J. B. Priestley
John Boynton Priestley OM (13 September 1894 – 14 August 1984) was an English playwright, novelist, social commentator, biographer, literary critic, screenwriter and broadcaster. Though now rather unfashionable, in his heyday he was one of the best-known British writers of his generation, combining popular success with critical respect.
- Those no-sooner-have-I-touched-the-pillow people are past my comprehension. There is something suspiciously bovine about them.
- "The Dark Hours", in Too Many People, and Other Reflections (1928).

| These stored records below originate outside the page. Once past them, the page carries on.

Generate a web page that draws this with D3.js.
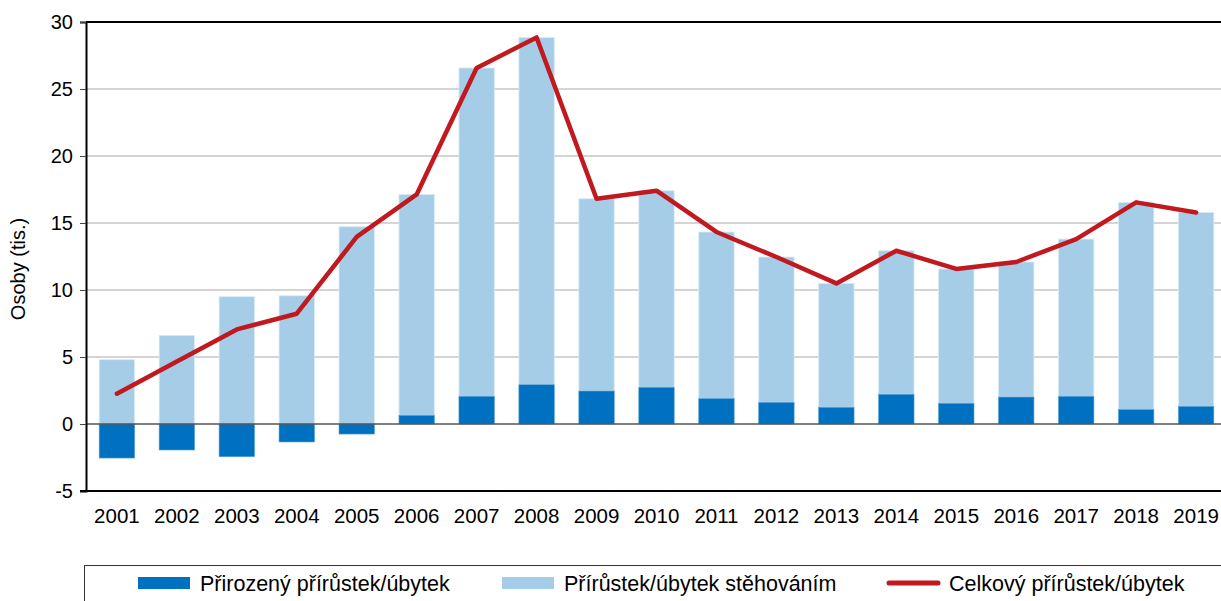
<!DOCTYPE html>
<html>
<head>
<meta charset="utf-8">
<script src="https://cdn.jsdelivr.net/npm/d3@7"></script>
<style>
  body { margin: 0; background: #fff; }
  text { font-family: "Liberation Sans", Arial, sans-serif; fill: #000; }
</style>
</head>
<body>
<script>
var years = ["2001","2002","2003","2004","2005","2006","2007","2008","2009","2010",
             "2011","2012","2013","2014","2015","2016","2017","2018","2019"];
// přirozený přírůstek/úbytek (tis.)
var natural = [-2.54,-1.94,-2.44,-1.34,-0.75,0.64,2.06,2.93,2.46,2.73,
               1.89,1.61,1.24,2.21,1.54,2.01,2.06,1.07,1.31];
// přírůstek/úbytek stěhováním (tis.)
var migration = [4.80,6.61,9.50,9.57,14.72,16.49,24.51,25.92,14.35,14.68,
                 12.44,10.85,9.25,10.72,10.03,10.08,11.74,15.47,14.48];
var yTicks = [-5,0,5,10,15,20,25,30];
var legendLabels = ["Přirozený přírůstek/úbytek", "Přírůstek/úbytek stěhováním", "Celkový přírůstek/úbytek"];

var W = 1221, H = 601;
var margin = {left: 86, top: 22, right: -6, bottom: 110};

var svg = d3.select("body").append("svg")
    .attr("width", W)
    .attr("height", H);

var x = d3.scaleBand()
    .domain(years)
    .range([margin.left, W - margin.right])
    .paddingInner(0.41)
    .paddingOuter(0.22);

var y = d3.scaleLinear()
    .domain([-5, 30])
    .range([H - margin.bottom, margin.top]);

// mřížka
svg.append("g")
    .selectAll("line")
    .data(yTicks.filter(function(d) { return d > 0 && d < 30; }))
    .enter().append("line")
    .attr("x1", margin.left).attr("x2", W)
    .attr("y1", function(d) { return y(d); })
    .attr("y2", function(d) { return y(d); })
    .attr("stroke", "#c6c6c6")
    .attr("stroke-width", 1.3);

// horní okraj
svg.append("line")
    .attr("x1", margin.left).attr("x2", W)
    .attr("y1", y(30)).attr("y2", y(30))
    .attr("stroke", "#000").attr("stroke-width", 2);

var total = years.map(function(d, i) { return natural[i] + migration[i]; });

// stěhování
svg.append("g")
    .selectAll("rect")
    .data(years)
    .enter().append("rect")
    .attr("x", function(d) { return x(d); })
    .attr("width", x.bandwidth())
    .attr("y", function(d, i) {
        var base = natural[i] > 0 ? natural[i] : 0;
        return y(base + migration[i]);
    })
    .attr("height", function(d, i) { return y(0) - y(migration[i]); })
    .attr("fill", "#a6cde7")
    .attr("stroke", "#d9ebf6")
    .attr("stroke-width", 0.8);

// přirozený
svg.append("g")
    .selectAll("rect")
    .data(years)
    .enter().append("rect")
    .attr("x", function(d) { return x(d); })
    .attr("width", x.bandwidth())
    .attr("y", function(d, i) { return y(Math.max(0, natural[i])); })
    .attr("height", function(d, i) { return Math.abs(y(natural[i]) - y(0)); })
    .attr("fill", "#0070c0")
    .attr("stroke", "#4d9bd3")
    .attr("stroke-width", 0.6);

// nulová čára
svg.append("line")
    .attr("x1", margin.left).attr("x2", W)
    .attr("y1", y(0)).attr("y2", y(0))
    .attr("stroke", "#555").attr("stroke-width", 1.3);

// celkový
var line = d3.line()
    .x(function(d, i) { return x(years[i]) + x.bandwidth() / 2; })
    .y(function(d) { return y(d); });

svg.append("path")
    .datum(total)
    .attr("d", line)
    .attr("fill", "none")
    .attr("stroke", "#c0191f")
    .attr("stroke-width", 4.5)
    .attr("stroke-linejoin", "round")
    .attr("stroke-linecap", "round");

// osa y
var yAxis = svg.append("g")
    .attr("transform", "translate(" + margin.left + ",0)")
    .call(d3.axisLeft(y).tickValues(yTicks).tickSize(6).tickPadding(7)
        .tickFormat(function(d) { return String(d); }));
yAxis.select(".domain").attr("stroke", "#000").attr("stroke-width", 2);
yAxis.selectAll(".tick line").attr("stroke", "#444");
yAxis.selectAll("text").style("font-size", "20px");

// osa x
var xAxis = svg.append("g")
    .attr("transform", "translate(0," + y(-5) + ")")
    .call(d3.axisBottom(x).tickSize(0).tickPadding(17));
xAxis.select(".domain").remove();
svg.append("line")
    .attr("x1", margin.left - 6).attr("x2", W)
    .attr("y1", y(-5)).attr("y2", y(-5))
    .attr("stroke", "#000").attr("stroke-width", 2);
xAxis.selectAll("text").style("font-size", "20.5px");

svg.append("text")
    .attr("transform", "translate(25,269) rotate(-90)")
    .attr("text-anchor", "middle")
    .style("font-size", "20px")
    .text("Osoby (tis.)");

// legenda
svg.append("rect")
    .attr("x", 84.5).attr("y", 565.5)
    .attr("width", 1150).attr("height", 60)
    .attr("fill", "#fff")
    .attr("stroke", "#333").attr("stroke-width", 1);

var legendX = [138, 502, 887];
var lg = svg.append("g").selectAll("g")
    .data(legendLabels)
    .enter().append("g")
    .attr("transform", function(d, i) { return "translate(" + legendX[i] + ",583)"; });

lg.filter(function(d, i) { return i < 2; })
    .append("rect")
    .attr("x", 0).attr("y", -6)
    .attr("width", 52).attr("height", 12)
    .attr("fill", function(d, i) { return i === 0 ? "#0070c0" : "#a6cde7"; });

lg.filter(function(d, i) { return i === 2; })
    .append("line")
    .attr("x1", 2).attr("x2", 51)
    .attr("y1", 0).attr("y2", 0)
    .attr("stroke", "#c0191f")
    .attr("stroke-width", 5)
    .attr("stroke-linecap", "round");

lg.append("text")
    .attr("x", 62).attr("y", 8)
    .style("font-size", "21.5px")
    .text(function(d) { return d; });
</script>
</body>
</html>
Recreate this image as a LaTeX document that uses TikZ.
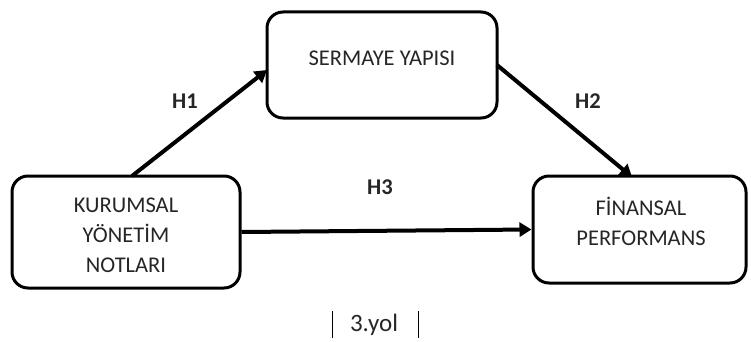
\documentclass[tikz,border=0pt]{standalone}
\usepackage{fontspec}
\setmainfont{Carlito}
\usetikzlibrary{arrows.meta}
\begin{document}
\begin{tikzpicture}[x=1pt,y=-1pt,
  block/.style={draw, line width=3pt, rounded corners=16pt, inner sep=0pt},
  blocktext/.style={align=center, font=\fontsize{22.5}{30}\selectfont, inner sep=0pt, text=black!85},
  link/.style={line width=4pt, -{Triangle[length=12pt,width=14pt]}},
  hyp/.style={font=\fontsize{22.5}{24}\selectfont\bfseries, text=black!85}]
  \useasboundingbox (0,0) rectangle (751,342);
  \fill[white] (0,0) rectangle (751,342);

  % the three boxes
  \node[block, minimum width=228pt, minimum height=112pt] (kyn) at (126,232) {};
  \node[block, minimum width=230pt, minimum height=106pt] (sy) at (382,65) {};
  \node[block, minimum width=213pt, minimum height=107pt] (fp) at (639.5,229.5) {};

  % box captions
  \node[blocktext] (kynt) at (126,235.5) {KURUMSAL\\YÖNETİM\\NOTLARI};
  \node[blocktext] (syt) at (382,58) {SERMAYE YAPISI};
  \node[blocktext] (fpt) at (641,221.5) {FİNANSAL\\PERFORMANS};

  % paths between the boxes
  \coordinate (a1) at (132,176);
  \coordinate (b1) at (267,70);
  \coordinate (a2) at (497,65);
  \coordinate (b2) at (632,177);
  \draw[link] (a1) -- (b1);
  \draw[link] (a2) -- (b2);
  \draw[link] (kyn.east) -- (fp.west);

  \node[hyp] (h1) at (185,101) {H1};
  \node[hyp] (h2) at (588,101) {H2};
  \node[hyp] (h3) at (380,187) {H3};

  \node[font=\fontsize{25}{26}\selectfont, text=black!85] (yol) at (374,325) {3.yol};
  \draw[line width=0.8pt] (332,311) -- (332,338);
  \draw[line width=0.8pt] (418,311) -- (418,338);
\end{tikzpicture}
\end{document}
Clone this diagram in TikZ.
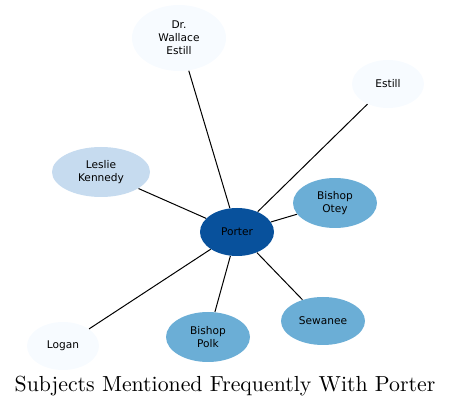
\documentclass[tikz,border=0pt]{standalone}
\usepackage{fontspec}
\newfontfamily\labelfont{DejaVu Sans}
\usetikzlibrary{shapes.geometric}
\definecolor{hub}{HTML}{08519C}
\definecolor{midblue}{HTML}{6BAED6}
\definecolor{paleblue}{HTML}{C6DBEF}
\definecolor{faintblue}{HTML}{F7FBFF}

\tikzset{
  subject/.style={ellipse,inner sep=0pt,align=center,
    font=\labelfont\fontsize{5.3}{6.5}\selectfont},
  link/.style={draw=black,line width=0.5pt}
}

\begin{document}
\begin{tikzpicture}[x=0.5pt,y=0.5pt]
      \useasboundingbox (0,0) rectangle (451,407);

      \node[subject,fill=hub,minimum width=37pt,minimum height=24pt] (porter) at (237,175) {Porter};
      \node[subject,fill=faintblue,minimum width=47pt,minimum height=33pt] (wallace) at (179,369) {Dr.\\Wallace\\Estill};
      \node[subject,fill=faintblue,minimum width=36pt,minimum height=24pt] (estill) at (388,323) {Estill};
      \node[subject,fill=paleblue,minimum width=49pt,minimum height=25pt] (kennedy) at (101,235) {Leslie\\Kennedy};
      \node[subject,fill=midblue,minimum width=42pt,minimum height=25pt] (otey) at (335,204) {Bishop\\Otey};
      \node[subject,fill=midblue,minimum width=42pt,minimum height=24pt] (sewanee) at (323,86) {Sewanee};
      \node[subject,fill=midblue,minimum width=42pt,minimum height=25pt] (polk) at (208,70) {Bishop\\Polk};
      \node[subject,fill=faintblue,minimum width=36pt,minimum height=24pt] (logan) at (63,61) {Logan};

      \foreach \other in {wallace,estill,kennedy,otey,sewanee,polk,logan}
        \draw[link] (porter) -- (\other);

      \node[anchor=base,font=\fontsize{10.9}{13}\selectfont] (title) at (225,15) {Subjects Mentioned Frequently With Porter};
\end{tikzpicture}
\end{document}
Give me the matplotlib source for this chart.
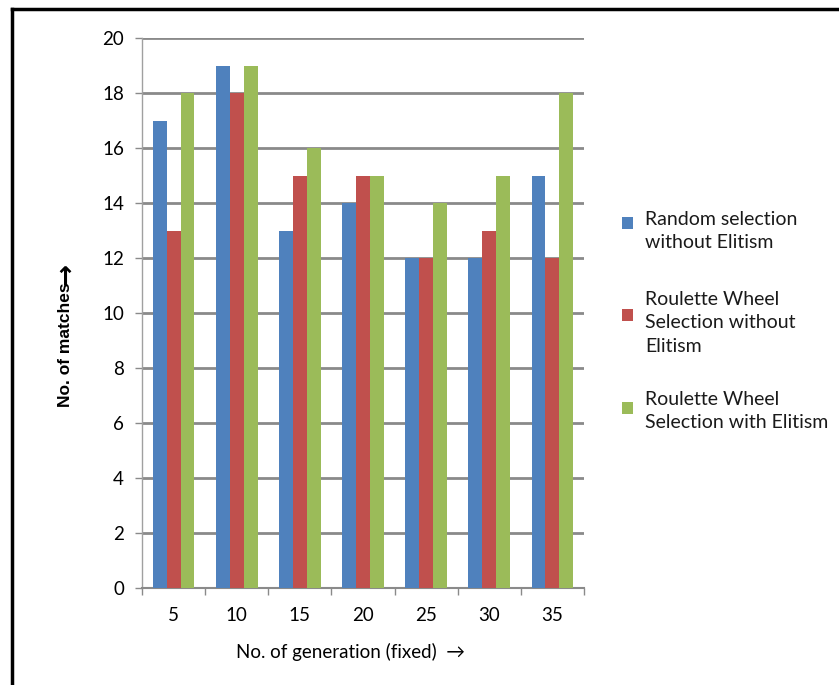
import matplotlib
matplotlib.use("Agg")
import matplotlib.pyplot as plt
import numpy as np
from matplotlib.lines import Line2D
from matplotlib.patches import Rectangle

categories = ["5", "10", "15", "20", "25", "30", "35"]
random_no_elitism = [17, 19, 13, 14, 12, 12, 15]
roulette_no_elitism = [13, 18, 15, 15, 12, 13, 12]
roulette_elitism = [18, 19, 16, 15, 14, 15, 18]
series_labels = ["Random selection\nwithout Elitism",
                 "Roulette Wheel\nSelection without\nElitism",
                 "Roulette Wheel\nSelection with Elitism"]
colors = ["#4F81BD", "#C0504D", "#9BBB59"]
y_ticks = list(range(0, 21, 2))

W, H = 839, 685
fig = plt.figure(figsize=(W / 100, H / 100), dpi=100)
ax = fig.add_axes([142 / W, (H - 588) / H, 442 / W, 550 / H])

x = np.arange(len(categories))
bw = 0.22
for i, (vals, c) in enumerate(zip([random_no_elitism, roulette_no_elitism, roulette_elitism], colors)):
    ax.bar(x + (i - 1) * bw, vals, width=bw, color=c, zorder=3, label=series_labels[i])

ax.set_xlim(-0.5, len(categories) - 0.5)
ax.set_ylim(0, 20)
ax.set_yticks(y_ticks)
ax.set_yticklabels([str(t) for t in y_ticks], fontsize=13.5, family="Lato")
ax.yaxis.grid(True, color="#8a8a8a", linewidth=2, zorder=0)
ax.tick_params(axis="y", length=5, color="#8a8a8a", width=1, pad=8)

ax.set_xticks(x)
ax.set_xticklabels(categories, fontsize=13.5, family="Lato")
ax.set_xticks(np.arange(-0.5, len(categories)), minor=True)
ax.tick_params(axis="x", which="major", length=0, pad=14)
ax.tick_params(axis="x", which="minor", length=5, color="#8a8a8a", width=1)

for s in ["top", "right"]:
    ax.spines[s].set_visible(False)
ax.spines["left"].set_color("#a0a0a0")
ax.spines["bottom"].set_color("#8a8a8a")
ax.spines["left"].set_linewidth(1)
ax.spines["bottom"].set_linewidth(1.5)

# y label: words + a full-size arrow
fig.text(65 / W, 1 - 345 / H, "No. of matches", rotation=90, ha="center", va="center",
         fontsize=12.5, fontweight="bold", family="Liberation Sans")
fig.text(66 / W, 1 - 274 / H, "\u2192", rotation=90, ha="center", va="center",
         fontsize=19, fontweight="bold", family="DejaVu Sans")
fig.text(350 / W, 1 - 652 / H, "No. of generation (fixed)  \u2192", ha="center", va="center",
         fontsize=13.5, family=["Lato", "DejaVu Sans"])

# legend drawn as patches + text
legend_text_top = [211, 291, 391]
legend_square_center = [223, 315, 408]
for lbl, c, ty, sy in zip(series_labels, colors, legend_text_top, legend_square_center):
    fig.add_artist(Rectangle((622 / W, 1 - (sy + 6) / H), 11 / W, 12 / H, facecolor=c,
                             edgecolor="none", transform=fig.transFigure))
    fig.text(645 / W, 1 - ty / H, lbl, ha="left", va="top", fontsize=14,
             family="Lato", linespacing=1.45, color="#1a1a1a")

# outer frame
fig.add_artist(Line2D([12 / W, 12 / W], [0, 1 - 9 / H], color="black", linewidth=2.5, transform=fig.transFigure))
fig.add_artist(Line2D([12 / W, 1], [1 - 9 / H, 1 - 9 / H], color="black", linewidth=2.5, transform=fig.transFigure))

fig.savefig("out.png", dpi=100)
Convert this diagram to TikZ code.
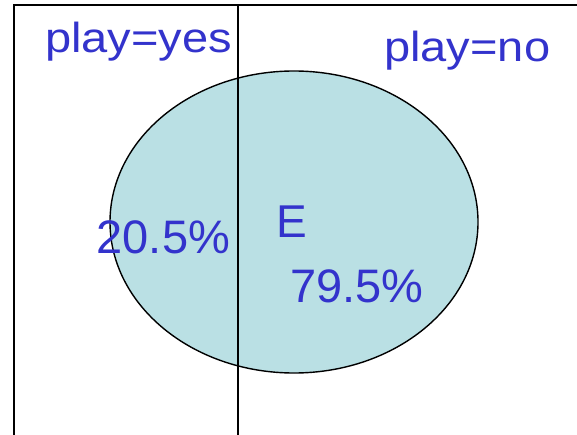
\documentclass[tikz,border=0pt]{standalone}
\usepackage{fontspec}
\usepackage{graphicx}
\setmainfont{Liberation Sans}
\definecolor{labelblue}{RGB}{51,51,204}
\definecolor{eventfill}{RGB}{186,224,228}
\tikzset{
    label text/.style={text=labelblue, inner sep=0pt, anchor=base west},
    box line/.style={line width=1.8pt, black}
}
\begin{document}
\begin{tikzpicture}[x=1pt, y=-1pt]

    \def\lx{14}
    \def\mx{238}
    \def\ty{5}

    % ── Bounding box ─────────────────────────────────────────────────────────
    \useasboundingbox (0,0) rectangle (577,435);

    % ── Event E: ellipse FIRST (behind the lines) ────────────────────────────
    \filldraw[fill=eventfill, draw=black, line width=1.4pt]
        (294,222) ellipse [x radius=184, y radius=151];

    % ── Sample space frame and split ─────────────────────────────────────────
    \coordinate (topleft)  at (\lx,\ty);
    \coordinate (topright) at (577,\ty);
    \coordinate (botleft)  at (\lx,435);
    \coordinate (topmid)   at (\mx,\ty);
    \coordinate (botmid)   at (\mx,435);
    \draw[box line] (botleft) -- (topleft) -- (topright);
    \draw[box line] (topmid) -- (botmid);

    % ── Labels ───────────────────────────────────────────────────────────────
    \node[label text, font=\fontsize{42}{48}\selectfont] (yes) at (45,53)
        {\scalebox{1.12}[1]{play=yes}};
    \node[label text, font=\fontsize{42}{48}\selectfont] (no) at (384,62)
        {\scalebox{1.12}[1]{play=no}};
    \node[label text, font=\fontsize{46}{52}\selectfont] (ev) at (276,238) {E};

    % Percentages
    \node[label text, font=\fontsize{47}{52}\selectfont] (pyes) at (96.5,254) {20.5\%};
    \node[label text, font=\fontsize{47}{52}\selectfont] (pno) at (290,302) {79.5\%};

\end{tikzpicture}
\end{document}
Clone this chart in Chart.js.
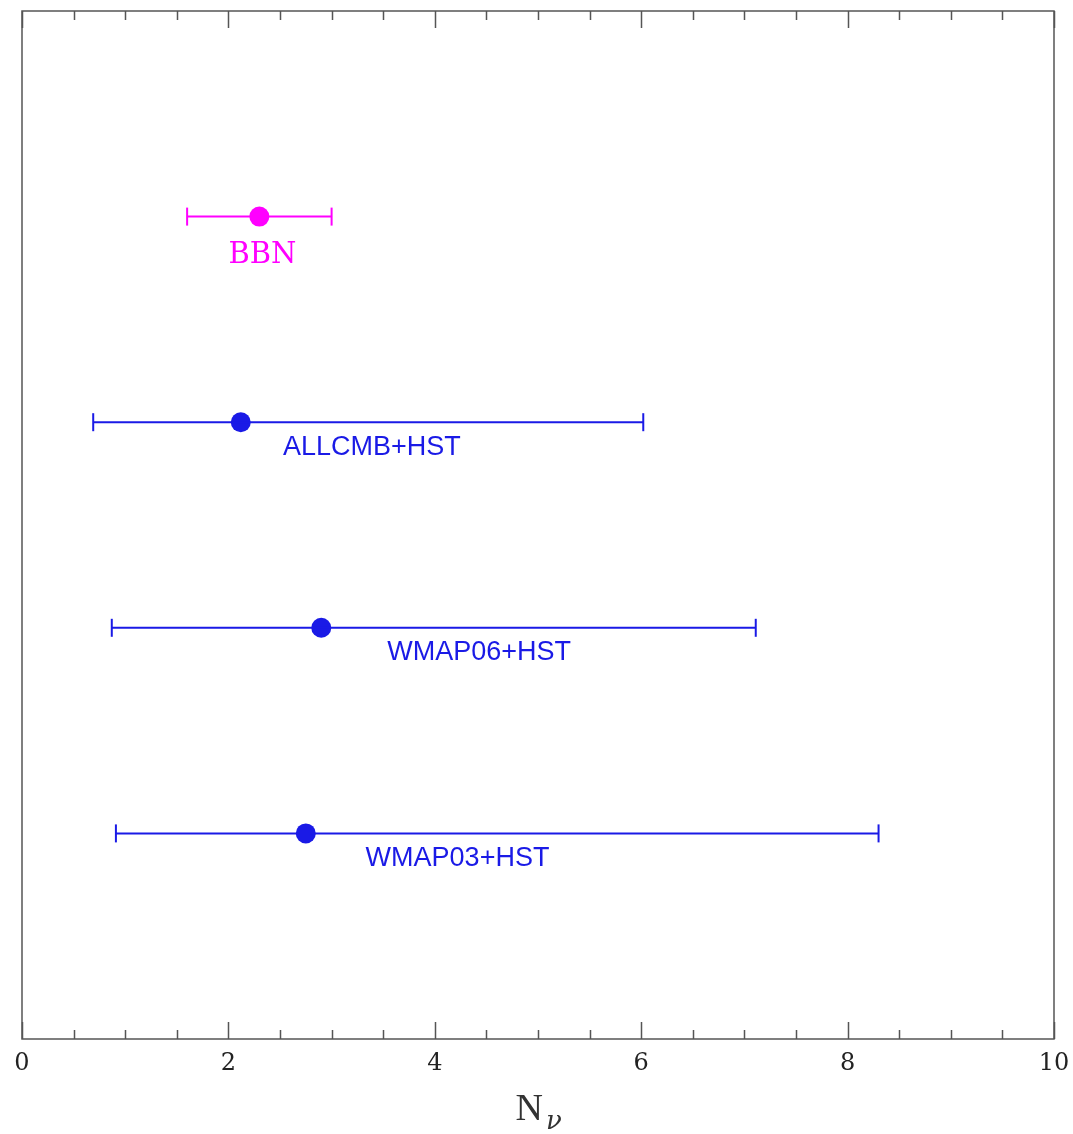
<!DOCTYPE html>
<html>
<head>
<meta charset="utf-8">
<script src="https://cdn.jsdelivr.net/npm/chart.js@4"></script>
<style>
  html, body { margin: 0; padding: 0; background: #fff; }
  #wrap { width: 1073px; height: 1134px; }
</style>
</head>
<body>
<div id="wrap"><canvas id="chart" width="1073" height="1134"></canvas></div>
<script>
const names = ['BBN', 'ALLCMB+HST', 'WMAP06+HST', 'WMAP03+HST'];
const centres = [2.30, 2.12, 2.90, 2.75];
const lower = [1.60, 0.69, 0.87, 0.91];
const upper = [3.00, 6.02, 7.11, 8.30];
const rows = [0.8, 0.6, 0.4, 0.2];
// where each name sits along N_nu
const nameAt = [2.33, 3.39, 4.43, 4.22];
const xTicks = [0, 2, 4, 6, 8, 10];

// styles
const colours = ['#ff00ff', '#1a1ae6', '#1a1ae6', '#1a1ae6'];
const nameFonts = ['29px "DejaVu Serif"', '27px "Liberation Sans"', '27px "Liberation Sans"', '27px "Liberation Sans"'];
const nameDy = [39, 25, 25, 25];
const frameColour = '#555';

const datasets = [];
names.forEach((n, i) => {
  datasets.push({
    type: 'line',
    label: n + ' range',
    data: [{ x: lower[i], y: rows[i] }, { x: upper[i], y: rows[i] }],
    borderColor: colours[i],
    borderWidth: 2,
    pointStyle: 'line',
    rotation: 90,
    pointRadius: 9,
    pointBorderWidth: 2,
    pointBorderColor: colours[i],
  });
});
datasets.push({
  label: 'centres',
  data: centres.map((c, i) => ({ x: c, y: rows[i] })),
  pointRadius: 10,
  pointBackgroundColor: colours,
  pointBorderColor: colours,
  pointBorderWidth: 0,
});

const frame = {
  id: 'frame',
  afterDraw(chart) {
    const { ctx, chartArea: a, scales } = chart;
    const x = scales.x;
    ctx.save();
    ctx.strokeStyle = frameColour;
    ctx.lineWidth = 1.5;
    ctx.strokeRect(a.left, a.top, a.right - a.left, a.bottom - a.top);
    // inward ticks, top and bottom
    for (let v = 0; v <= 10; v += 0.5) {
      const px = Math.round(x.getPixelForValue(v)) + 0.5;
      const len = xTicks.includes(v) ? 17 : 9;
      ctx.beginPath();
      ctx.moveTo(px, a.bottom); ctx.lineTo(px, a.bottom - len);
      ctx.moveTo(px, a.top); ctx.lineTo(px, a.top + len);
      ctx.stroke();
    }
    // tick labels
    ctx.fillStyle = '#222';
    ctx.font = '24px "DejaVu Serif"';
    ctx.textAlign = 'center';
    ctx.textBaseline = 'middle';
    xTicks.forEach(v => ctx.fillText(String(v), x.getPixelForValue(v), a.bottom + 25));
    // names under each bar
    names.forEach((n, i) => {
      ctx.fillStyle = colours[i];
      ctx.font = nameFonts[i];
      ctx.fillText(n, x.getPixelForValue(nameAt[i]), scales.y.getPixelForValue(rows[i]) + nameDy[i]);
    });
    // axis title N_nu
    const cx = (a.left + a.right) / 2;
    ctx.fillStyle = '#333';
    ctx.textBaseline = 'alphabetic';
    ctx.textAlign = 'right';
    ctx.font = '38px "Liberation Serif"';
    ctx.fillText('N', cx + 5, 1120);
    ctx.textAlign = 'left';
    ctx.font = 'italic 26px "DejaVu Serif"';
    ctx.fillText('\u03bd', cx + 8, 1129);
    ctx.restore();
  }
};

new Chart(document.getElementById('chart').getContext('2d'), {
  type: 'scatter',
  data: { datasets },
  options: {
    responsive: false,
    animation: false,
    layout: { padding: { left: 22, right: 19, top: 8, bottom: 95 } },
    plugins: { legend: { display: false }, tooltip: { enabled: false } },
    scales: {
      x: { type: 'linear', display: false, min: 0, max: 10 },
      y: { type: 'linear', display: false, min: 0, max: 1 },
    },
  },
  plugins: [frame],
});
</script>
</body>
</html>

- Shaw presumes that his friend Stalin has everything under control. Well, Stalin may have made special arrangements to see that Shaw comes to no harm, but the rest of us in Western Europe do not feel quite so sure of our fate,especially those of us who do not share Shaw's curious admiration for dictators.
- J. B. Priestley, The War - And After, in Horizon magazine (January 1940), reprinted in War Decade : An Anthology of the 1940s (1989) by Andrew Sinclair
- Living in age of advertisement, we are perpetually disillusioned. The perfect life is spread before us every day, but it changes and withers at a touch.
- "The Disillusioned", in The Balconinny, and Other Essays ( 1969) p. 30.
- I suppose -- in the last resort -- you trust life -- or you don't. Well -- I don't. There's something malicious . . . corrupt . . . cruel . . . at the heart of it. We don't belong. We're a mistake.
- I Have Been Here Before, Act II.
- I have lived longer than you. I have thought more, and I have suffered more. And I tell you there is more truth to the fundamental nature of things in the most foolish fairy tales than there is in any of your complaints against life.
- I Have Been Here Before, Act III.
- Remember what we once were and what we thought we'd be. And now this. And it's all we have, Allan, it's us. Every step we've taken -- every tick of the clock -- making everything worse. If this is all life is, what's the use? Better to die, like carol, before you find it out, before Time gets to work on you. I've felt it before, Allan, but never as I've done tonight. There's a great devil in the universe, and we call it Time.
- Time and the Conways, p. 59-60.
- But the point is, now, at this moment, or at any moment, we're only a cross-section of our real selves. What we really are is the whole stretch of ourselves, all our time, and when we come to the end of this life, all those selves, all our time, will be us -- the real you, the real me. And then perhaps we'll find ourselves in another time, which is only another kind of dream.
- Time and the Conways, p. 60.
- Our great-grand-children, when they learn how we began this war by snatching glory out of defeat, and then swept on to victory, may also learn how the little holiday steamers made an excursion to hell and came back glorious.
- In plain words; now that Britain has told the world she has the H-Bomb, she should announce as early as possible that she has done with it, that she proposes to reject, in all circumstances, nuclear warfare. This is not pacifism. There is no suggestion here of abandoning the immediate defence of this island . . . No, what should be abandoned is the idea of deterrence-by-threat-of-retaliation. There is no real security in it, no decency in it, no faith, hope, nor charity in it.
- "Britain and the Nuclear Bombs", The New Statesman, 2 November 1957. This article led to the creation of the Campaign for Nuclear Disarmament.
- I can't help feeling wary when I hear anything said about the masses. First you take their faces from 'em by calling 'em the masses and then you accuse 'em of not having any faces.
- Saturn Over the Water (1961) ch. 2.
- It is hard to tell where the MCC ends and the Church of England begins.
- In spite of recent jazzed-up one-day matches, cricket to be fully appreciated demands leisure, some sunny warm days and an understanding of its finer points.
- The English (1973).
- Most writers enjoy two periods of happiness – when a glorious idea comes to mind and, secondly, when a last page has been written and you haven’t had time to know how much better it ought to be.
- Much of writing might be described as mental pregnancy with successive difficult deliveries.
- Although we talk so much about coincidence we do not really believe in it. In our heart of hearts we think better of the universe, we are secretly convinced that it is not such a slipshod, haphazard affair, that everything in it has meaning.